O direito dos sem-alguma-coisa

O cidadão, relutando, proclamando seus direitos, foi levado à presença do delegado com a acusação de ter furtado um automóvel.

– Delegado! – iniciou o policial fazendo a acusação – Este meliante foi acusado pelo comerciante Izak, ali da praça do redondo, de ter furtado o carro Monza 2000 de propriedade do Izak. Também ele ladrão não nega de que se apossou do veículo que estava estacionado em frente à loja do Izak.

– Ponha este meliante em detenção e vamos lavrar a acusação, mas ficará preso em flagrante – sentenciou o delegado.

O prisioneiro levantou o protesto, com toda a elegância e firmeza:

– Senhor delegado! O senhor não pode atender à acusação deste distinto policial. Realmente ele está procurando cumprir as obrigações de policial. Apenas há um grave engano. Eu não sou um ladrão. Eu não roubei o carro do sr. Izak. Eu procedi a uma invasão de propriedade. Como os sem-terra. O sr. Izak, tido como proprietário, que entre em juízo com um pedido de reintegração de posse deste automóvel. Se o sr. juiz conceder a sentença da reintegração de posse a favor do dito proprietário e se o exmo. sr. governador autorizar ao sr. delegado que me faça restituir o bem, assim o farei sem reação e sem violência. Mas até que se cumpra a sentença o bem ficará na minha posse com direito de uso e ainda exigindo que o sr. providencie um posto de gasolina que me abasteça o veículo até o final desta questão.

Muito lógica a argumentação do suposto ladrão que não se apossou do veículo para o desmanche e nem para levá-lo para o Paraguai ou para um receptador.

Assim também aconteceu em outra delegacia onde o cidadão foi preso com a acusação de ter assaltado uma senhora e ter se apossado do dinheiro da distinta.

– Sr. delegado! Eu não roubei. Eu sou um sem-dinheiro. A senhora deve entrar com uma ação judicial que a favoreça na reintegração de posse do numerário e se o sr. governador autorizar a polícia poderá me intimar a devolver o dinheiro, o que farei sem mais relutância, procurando outro possuidor do bem considerado improdutivo e simplesmente guardado por usura.

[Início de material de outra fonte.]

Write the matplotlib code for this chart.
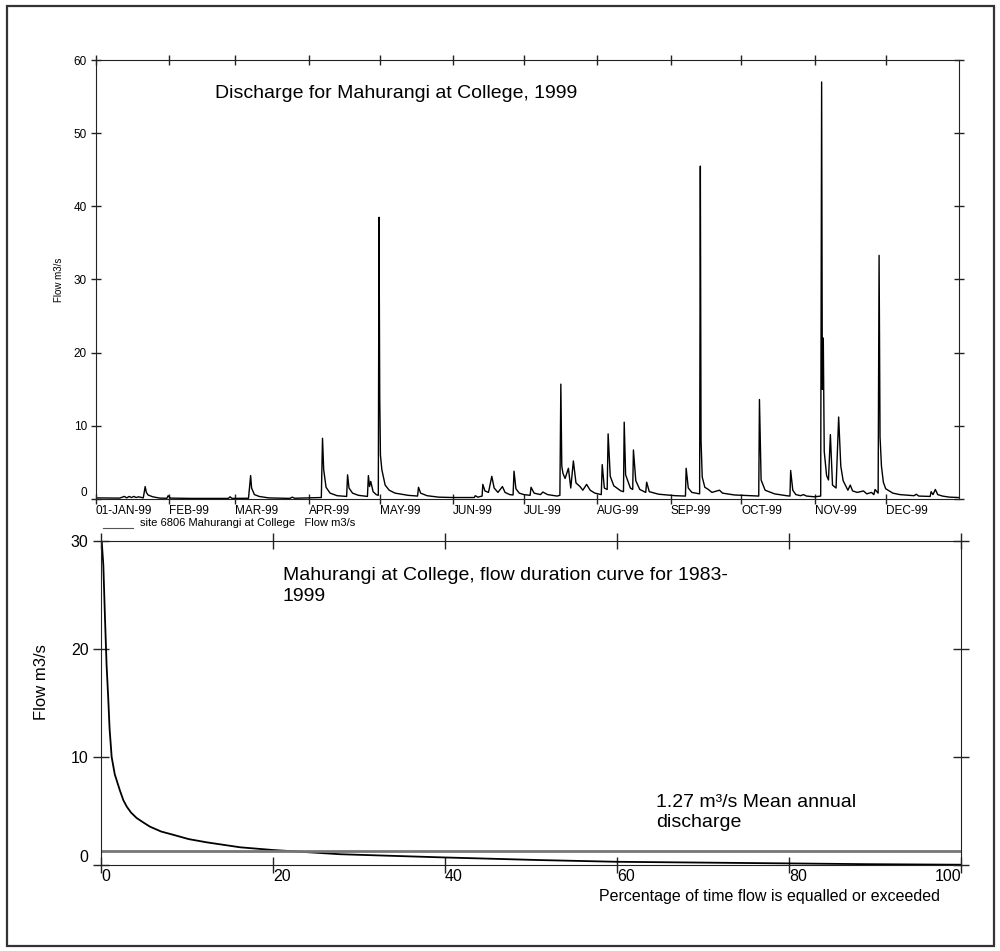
import matplotlib
matplotlib.use("Agg")
import matplotlib.pyplot as plt
import numpy as np
from matplotlib.patches import Rectangle
from matplotlib.lines import Line2D

plt.rcParams['font.family'] = ['Liberation Sans', 'DejaVu Sans']

# hydrograph vertices: day of 1999, flow m3/s
day = [0, 10, 12, 13, 14, 15, 16, 17, 18, 20, 20.8, 21.3, 22, 24, 27, 30, 30.5, 31.5,
       40, 56, 56.7, 57.5, 64.5, 65.4, 65.8, 67, 69, 73, 82, 83, 84, 95.3, 95.8, 96.3,
       97.3, 99, 102, 106, 106.4, 107, 108.5, 111, 114.8, 115.2, 115.7, 116.2, 117.2,
       118.5, 119.4, 119.7, 120.0, 120.3, 120.9, 122.3, 124, 126.5, 132, 136, 136.4,
       137.3, 140, 145, 151, 155, 160, 160.4, 161.5, 163.3, 163.6, 164.5, 166, 167.4,
       168.4, 170, 171.9, 173, 175, 176.4, 176.8, 177.6, 179, 181, 183.6, 184, 185.3,
       188, 189, 191, 195, 196.2, 196.6, 197.0, 197.5, 198.4, 199.8, 200.8, 201.9, 203,
       204.7, 205.9, 207.5, 209, 211, 213.7, 214.1, 215, 216.2, 216.6, 217.5, 219, 222,
       223.1, 223.4, 224, 226, 227, 227.3, 228.3, 230, 232.5, 232.9, 234, 238, 245,
       249.3, 249.6, 250.5, 252, 255.3, 255.6, 255.9, 256.4, 257.5, 259, 260.5, 263.7,
       265, 270, 277, 280.3, 280.6, 281.3, 283, 287, 292, 293.5, 293.8, 294.7, 296, 298,
       299.2, 300.5, 304, 306.5, 306.9, 307.2, 307.6, 308.0, 309, 309.8, 310.6, 311.5,
       313, 314.1, 315, 316, 318, 319, 320, 322, 324.6, 326, 328, 329, 329.5, 330.8,
       331.2, 331.6, 332.2, 333, 334, 337, 340, 346, 346.9, 348, 352.8, 353.2, 354, 355,
       356, 358, 361, 365]
flow = [0.15, 0.12, 0.35, 0.15, 0.35, 0.2, 0.35, 0.2, 0.3, 0.15, 1.7, 0.9, 0.55, 0.3, 0.12, 0.1, 0.45, 0.12,
        0.08, 0.08, 0.3, 0.08, 0.1, 3.2, 1.5, 0.6, 0.35, 0.15, 0.08, 0.25, 0.1, 0.2, 8.3, 4.0,
        1.6, 0.8, 0.45, 0.35, 3.3, 1.5, 0.8, 0.5, 0.35, 3.2, 1.7, 2.4, 1.0,
        0.6, 0.5, 38.5, 14, 6, 4.0, 1.9, 1.2, 0.8, 0.5, 0.4, 1.6,
        0.8, 0.45, 0.25, 0.2, 0.2, 0.2, 0.45, 0.25, 0.4, 2.0, 1.1, 0.9, 3.1,
        1.5, 0.9, 1.7, 0.9, 0.6, 0.55, 3.8, 1.4, 0.8, 0.6, 0.5, 1.6, 0.8,
        0.6, 0.95, 0.6, 0.4, 0.5, 15.7, 4.5, 3.5, 2.8, 4.2, 1.5, 5.2, 2.2,
        1.7, 1.2, 2.0, 1.2, 0.8, 0.6, 4.7, 1.5, 1.3, 8.9, 3.1, 1.8, 1.1,
        1.0, 10.5, 3.3, 1.5, 1.3, 6.7, 2.5, 1.3, 0.9, 2.3, 1.0, 0.65, 0.45,
        0.4, 4.2, 1.5, 0.9, 0.7, 45.5, 8, 3, 1.6, 1.3, 0.9, 1.2,
        0.8, 0.55, 0.45, 0.4, 13.6, 2.6, 1.2, 0.7, 0.45, 0.4, 3.9, 1.2, 0.6, 0.45,
        0.6, 0.4, 0.3, 0.4, 57, 15, 22, 6.5, 3.2, 2.6, 8.8, 1.9,
        1.5, 11.2, 4.5, 2.5, 1.2, 1.9, 1.1, 0.9, 1.1, 0.7, 0.9, 0.6, 1.3, 0.8,
        33.3, 8.5, 4.5, 2.3, 1.4, 0.8, 0.6, 0.45, 0.65, 0.4, 0.35, 1.0, 0.6, 1.3,
        0.6, 0.4, 0.25, 0.2]

month_labels = ["01-JAN-99", "FEB-99", "MAR-99", "APR-99", "MAY-99", "JUN-99",
                "JUL-99", "AUG-99", "SEP-99", "OCT-99", "NOV-99", "DEC-99"]
month_start = np.arange('1999-01', '2000-01', dtype='datetime64[M]').astype('datetime64[D]')
month_day = (month_start - np.datetime64('1999-01-01')).astype(int)

# flow duration curve 1983-1999
pct = [0, 0.08, 0.27, 0.47, 0.65, 0.85, 1.0, 1.24, 1.6, 2.2, 2.6, 3.0, 3.5, 4.15,
       5.0, 5.7, 7.0, 8.4, 10.2, 12.3, 16.2, 20, 27.8, 40, 51, 60, 80, 89, 100]
dur_flow = [31, 30, 27.8, 22.7, 18.5, 15.3, 12.6, 10.0, 8.4, 6.9, 6.0, 5.4, 4.85, 4.35,
            3.9, 3.55, 3.1, 2.8, 2.4, 2.1, 1.64, 1.39, 1.0, 0.7, 0.46, 0.3, 0.15, 0.08, 0.03]
mean_flow = 1.27

dark = '#222222'

fig = plt.figure(figsize=(10, 9.51), dpi=100)
fig.add_artist(Rectangle((0.007, 0.005), 0.987, 0.989, transform=fig.transFigure,
                         fill=False, edgecolor='#333333', lw=1.6))

# ---- top: hydrograph ----
ax1 = fig.add_axes([0.096, 0.4753, 0.863, 0.4616])
ax1.plot(day, flow, color='black', lw=1)
ax1.set_xlim(0, 365)
ax1.set_ylim(0, 60)
ax1.set_xticks(month_day)
ax1.set_xticklabels(month_labels, fontsize=8.5, ha='left')
ax1.set_yticks(range(0, 61, 10))
ax1.set_yticklabels([str(v) for v in range(0, 61, 10)], fontsize=8.5)
ax1.yaxis.get_ticklabels()[0].set_va('bottom')
ax1.tick_params(direction='inout', length=7, width=1, color=dark,
                top=True, right=True, labeltop=False, labelright=False)
ax1.tick_params(axis='x', pad=0.5)
ax1.tick_params(axis='y', pad=3)
for s in ax1.spines.values():
    s.set_color(dark)
ax1.set_ylabel("Flow m3/s", fontsize=7)
ax1.yaxis.set_label_coords(-0.037, 0.5)

fig.text(0.215, 1 - 94 / 951, "Discharge for Mahurangi at College, 1999",
         fontsize=14, va='center')

fig.add_artist(Line2D([0.103, 0.133], [1 - 528 / 951] * 2, color='#555555', lw=0.8))
fig.text(0.140, 1 - 523 / 951, "site 6806 Mahurangi at College   Flow m3/s",
         fontsize=8, va='center')

# ---- bottom: flow duration curve ----
ax2 = fig.add_axes([0.101, 0.0904, 0.86, 0.3407])
ax2.plot(pct, dur_flow, color='black', lw=1.3)
ax2.axhline(mean_flow, color='#777777', lw=2)
ax2.set_xlim(0, 100)
ax2.set_ylim(0, 30)
ax2.set_xticks(range(0, 101, 20))
ax2.set_xticklabels([str(v) for v in range(0, 101, 20)], fontsize=11.5, ha='left')
ax2.xaxis.get_ticklabels()[-1].set_ha('right')
ax2.set_yticks(range(0, 31, 10))
ax2.set_yticklabels([str(v) for v in range(0, 31, 10)], fontsize=11.5)
ax2.yaxis.get_ticklabels()[0].set_va('bottom')
ax2.tick_params(direction='inout', length=12, width=1, color=dark,
                top=True, right=True, labeltop=False, labelright=False)
ax2.tick_params(axis='x', pad=-3)
ax2.tick_params(axis='y', pad=3)
for s in ax2.spines.values():
    s.set_color(dark)
ax2.set_ylabel("Flow m3/s", fontsize=12)
ax2.yaxis.set_label_coords(-0.06, 0.565)

fig.text(0.283, 1 - 567 / 951,
         "Mahurangi at College, flow duration curve for 1983-\n1999",
         fontsize=14, va='top', linespacing=1.3)
fig.text(0.656, 1 - 794 / 951, "1.27 m³/s Mean annual\ndischarge",
         fontsize=14, va='top', linespacing=1.2)
fig.text(0.599, 1 - 897 / 951, "Percentage of time flow is equalled or exceeded",
         fontsize=11.5, va='center')

fig.savefig("out.png", dpi=100)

Aí é que a coisa prossegue tendo acontecido que outro cidadão seqüestrou uma bela senhora e diante da acusação de seqüestro se defendeu dizendo:

– Sr. delegado, eu não seqüestrei. Eu sou um sem-mulher e me apossei da distinta. O sr. não pode me prender e apenas direi onde a tenho mediante uma sentença judicial e a autorização do sr. governador para a intervenção policial para a reintegração de posse… Se ela não se apaixonar por mim.

E o direito da mulher sem homem? Ah! Daí o bicho pega.

Assim ficamos diante do direito dos sem-alguma-coisa.

Mas fica a interrogação de um problema da maior gravidade.

Como poderão agir e reclamar dos seus direitos certos tipos de pessoas que fazem parte do grupo dos sem-alguma-coisa e como conquistarão os seus direitos:

Os sem-vergonha. Estes parece que estão acomodados e não se preocupam em se apossar de alguma coisa pela comodidade de serem possuidores de caras-de-pau e, supomos, apenas procurariam se apossar de potes de cerda lustrosa para polir a própria cara e ostentarem na vida pública o palavrório mentiroso e enganador em benefício das agradáveis mordomias e regalias régias.

Como bons defensores da classe dos sem-alguma-coisa, exercem as atividades de defensores ocultos da classe dos sem-alguma-coisa, facilitando-lhes as atividades pela simples omissão de ação coercitiva e de combate à miséria que dizem ser os verdadeiros defensores. Ninguém discorda de que são defensores da miséria mas na verdade não são a favor dos miseráveis desenvolvendo trabalhos e atitudes que favoreçam a saída do estado deprimente em que vive grande parte da população.